If you thought contesting for the coveted title of teacher’s pet, or the pressure to hang out with the popular kids were concerns you had left behind in school, then think again. Our lifestyles have transformed our worlds into a gigantic classroom, where one can often feel as insecure as a 16-year-old.
Experts have even found a term to describe this need of ours to secretly compare ourselves with our peers — yardsticking. Thirty-seven year old Geeta Bansali is a successful corporate lawyer and the mother of two. She says life couldn’t have been better, both professionally and personally, but sometimes, just spotting someone in a better dress is enough for her to feel threatened. “It’s not like I am jealous.
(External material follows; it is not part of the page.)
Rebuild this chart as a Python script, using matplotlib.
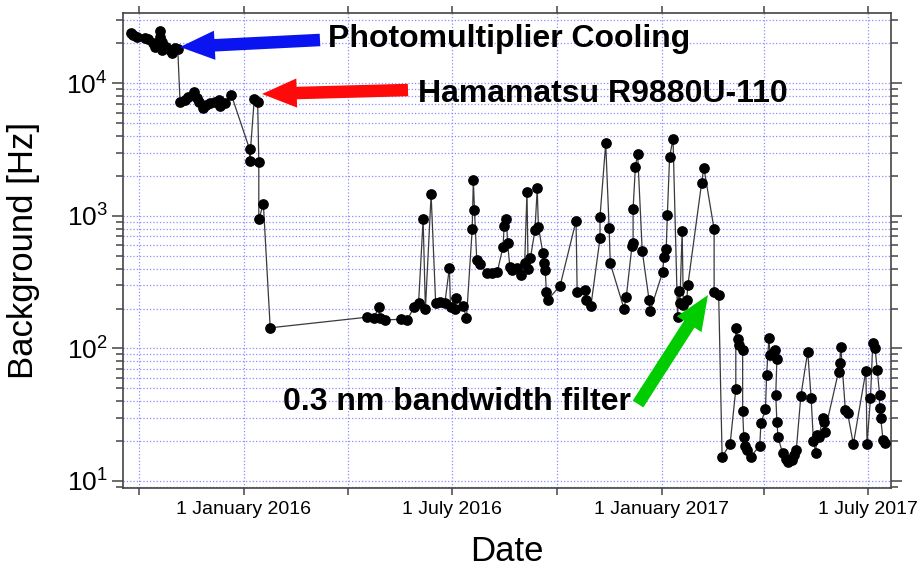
import matplotlib
matplotlib.use('Agg')
from matplotlib import pyplot as plt
import matplotlib.dates as mdates
import matplotlib.ticker as mticker
import numpy as np

plt.rcParams['font.family'] = ['Liberation Sans', 'DejaVu Sans']
plt.rcParams['mathtext.fontset'] = 'custom'
plt.rcParams['mathtext.rm'] = 'Liberation Sans'
plt.rcParams['mathtext.it'] = 'Liberation Sans:italic'
plt.rcParams['mathtext.bf'] = 'Liberation Sans:bold'

# measurement days, counted from 1 January 2016
days_since_2016 = [
    -99, -97, -94, -87, -84, -80, -78, -74, -74, -72, -72, -68, -65, -63, -60, -58,
    -56, -52, -49, -44, -41, -39, -36, -33, -30, -25, -22, -21, -17, -11,
    5, 5, 9, 12, 13, 13, 17, 23,
    108, 114, 118, 119, 124, 138, 143, 149, 153, 157, 159, 164, 168, 172, 176,
    180, 181, 185, 186, 192, 195, 200, 201, 202, 204, 207, 213, 217, 222,
    227, 228, 230, 231, 233, 235, 239, 243, 246, 248, 249, 251, 255, 257, 258,
    262, 263, 264, 265, 266, 277, 291, 292, 299, 300, 304, 312, 312, 317, 320,
    321, 333, 335, 340, 341, 341, 343, 345, 349, 355, 356, 367, 368, 370, 371,
    373, 376, 380, 381, 382, 384, 385, 388, 389, 401, 403, 412, 412, 416,
    419, 426, 431, 431, 433, 434, 437, 437, 438, 439, 441, 444, 452, 453, 457,
    458, 460, 461, 464, 465, 467, 466, 467, 468, 472, 475, 477, 480, 482, 484,
    488, 494, 497, 499, 501, 502, 504, 507, 508, 509, 521, 522, 523, 527, 529,
    534, 545, 546, 549, 551, 553, 555, 557, 557, 558, 560, 562,
]

# background count rate [Hz]
background_hz = [
    23800, 23100, 22400, 21800, 21500, 20100, 18800, 25000, 22300, 20600, 17800,
    18800, 17800, 17000, 18300, 18000,
    7200, 7470, 7900, 8630, 7690, 7250, 6470, 6850, 7050, 7250, 7470, 6730, 7050, 8150,
    3170, 2600, 7570, 7250, 2550, 940, 1230, 143,
    172, 169, 206, 169, 164, 166, 164, 204, 219, 942, 197, 1450, 219, 225, 219,
    404, 205, 200, 239, 209, 170, 791, 1860, 1110, 464, 433, 368, 372, 379,
    582, 837, 942, 627, 413, 387, 402, 358, 438, 1520, 395, 478, 781, 1610, 828,
    521, 438, 390, 268, 232, 296, 918, 265, 275, 232, 209, 677, 985, 3520, 805,
    438, 200, 244, 592, 627, 1130, 2350, 2920, 543, 232, 192, 379, 492, 559, 1010,
    2790, 3810, 173, 271, 220, 774, 212, 232, 301, 1760, 2310, 791, 268, 253,
    15.2, 19.0, 49.2, 142, 117, 106, 97, 33.7, 21.4, 18.2, 17.1, 15.2, 18.5, 27.2, 34.9,
    63, 119, 89, 92, 98, 83, 44.5, 28, 21.4, 16.2, 14.7, 14.0, 14.4, 15.8, 17.1,
    43.8, 94.4, 42.5, 20.1, 16.2, 22.2, 21.6, 29.7, 28.0, 23.5, 66.7, 77.2, 103, 34.3, 32.4,
    19.0, 67.6, 19.0, 42.0, 109, 100, 68.7, 44.5, 35.3, 29.7, 20.4, 19.2,
]

dates = np.datetime64('2016-01-01') + np.array(days_since_2016).astype('timedelta64[D]')

fig = plt.figure(figsize=(9.21, 5.68), dpi=100)
ax = fig.add_axes([123 / 921, 80 / 568, 768 / 921, 475 / 568])

ax.plot(dates, background_hz, color='#3a3a3a', linewidth=0.9, marker='o',
        markersize=6.7, markerfacecolor='black', markeredgecolor='black', zorder=3)

ax.set_yscale('log')
ax.set_ylim(8.85, 33900)
ax.set_xlim(np.datetime64('2015-09-17'), np.datetime64('2017-07-21'))

ax.xaxis.set_major_locator(mdates.MonthLocator(bymonth=[1, 7]))
ax.xaxis.set_minor_locator(mdates.MonthLocator(bymonth=[4, 10]))
ax.xaxis.set_major_formatter(mticker.FuncFormatter(
    lambda v, pos: '%d %s' % (mdates.num2date(v).day, mdates.num2date(v).strftime('%B %Y'))))
ax.yaxis.set_minor_locator(mticker.LogLocator(base=10, subs=np.arange(2, 10)))
ax.yaxis.set_minor_formatter(mticker.NullFormatter())

ax.grid(which='both', color='#8c8cff', linestyle=':', linewidth=0.9)
ax.set_axisbelow(True)

for s in ax.spines.values():
    s.set_color('#444444')
    s.set_linewidth(1.2)
ax.tick_params(which='both', direction='out', top=True, right=True, color='#444444', width=1.1)
ax.tick_params(axis='x', which='both', length=5, labelsize=14, pad=4)
ax.tick_params(axis='y', which='major', length=8, labelsize=19, pad=3)
ax.tick_params(axis='y', which='minor', length=5)

ax.set_xlabel('Date', fontsize=25)
ax.set_ylabel('Background [Hz]', fontsize=25)
ax.xaxis.set_label_coords(0.5, -0.099)
ax.yaxis.set_label_coords(-0.108, 0.5)

# annotations
ax.text(0.2669, 0.9284, 'Photomultiplier Cooling', transform=ax.transAxes,
        fontsize=23, fontweight='bold', ha='left', va='baseline')
ax.text(0.3841, 0.8126, 'Hamamatsu R9880U-110', transform=ax.transAxes,
        fontsize=23, fontweight='bold', ha='left', va='baseline')
ax.text(0.2083, 0.1642, '0.3 nm bandwidth filter', transform=ax.transAxes,
        fontsize=23, fontweight='bold', ha='left', va='baseline')

arrow_style = 'simple,head_length=1.25,head_width=1.05,tail_width=0.45'
for tail, tip, col in [((0.2565, 0.9432), (0.0742, 0.9284), '#0a14f0'),
                       ((0.3711, 0.8379), (0.181, 0.8295), '#ff0a0a'),
                       ((0.6706, 0.1768), (0.7617, 0.4063), '#00cc00')]:
    ax.annotate('', xy=tip, xytext=tail, xycoords='axes fraction', textcoords='axes fraction',
                arrowprops=dict(arrowstyle=arrow_style, color=col, mutation_scale=20,
                                shrinkA=0, shrinkB=0, linewidth=0), zorder=4)

plt.savefig('out.png', dpi=100)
It is the feeling of ‘Oh I will never be good enough’. Your social standing is not just decided by how much you earn anymore; it’s more about who you know, and what you talk about. You are in a constant tussle with your peers, not anywhere else, but in your head,” she explains.
Do you measure up?
A research conducted by economists Betsey Stevenson and Justin Wolfers a couple of years ago, found yardsticking to be especially inherent among women. Their study pointed out that even though women across the world are more empowered than ever before, their happiness and contentment with life is declining. “People are often scrambling to measure up to those around them. They assume that the other person is perfectly happy, and want a life like theirs. But the grass always seems greener on the other side. No one is born with a perfect life,” insists city psychologist Aditi Samant.
Social network frenzy
Another reason that could encourage yardsticking, Stevenson and Wolfer argue, could be the fact that most people have a completely false idea of what success is. Social networking websites are also responsible for creating an image of perfect lives. With pictures of new cars, beautiful wives and perfect kids flooding your timeline, who’s not going to feel miserable? “Firstly, this tendency to flaunt every other thing on Facebook actually stems out of low self-esteem issues. The fact that people want to validate how much ‘fun’ they are having is an attempt to look better among their own peers,” says Samant. Name changed on request.
Cues you can use
Every person’s life is plagued by insecurities, that bottle up right from his or her childhood days. While there is no hard and fast solution to keep them at bay, it is important that they do not affect your self-image.
Think about all the things that you do have, instead of focusing on what you don’t.
Remember that the person you think has a perfect life must think the same about you.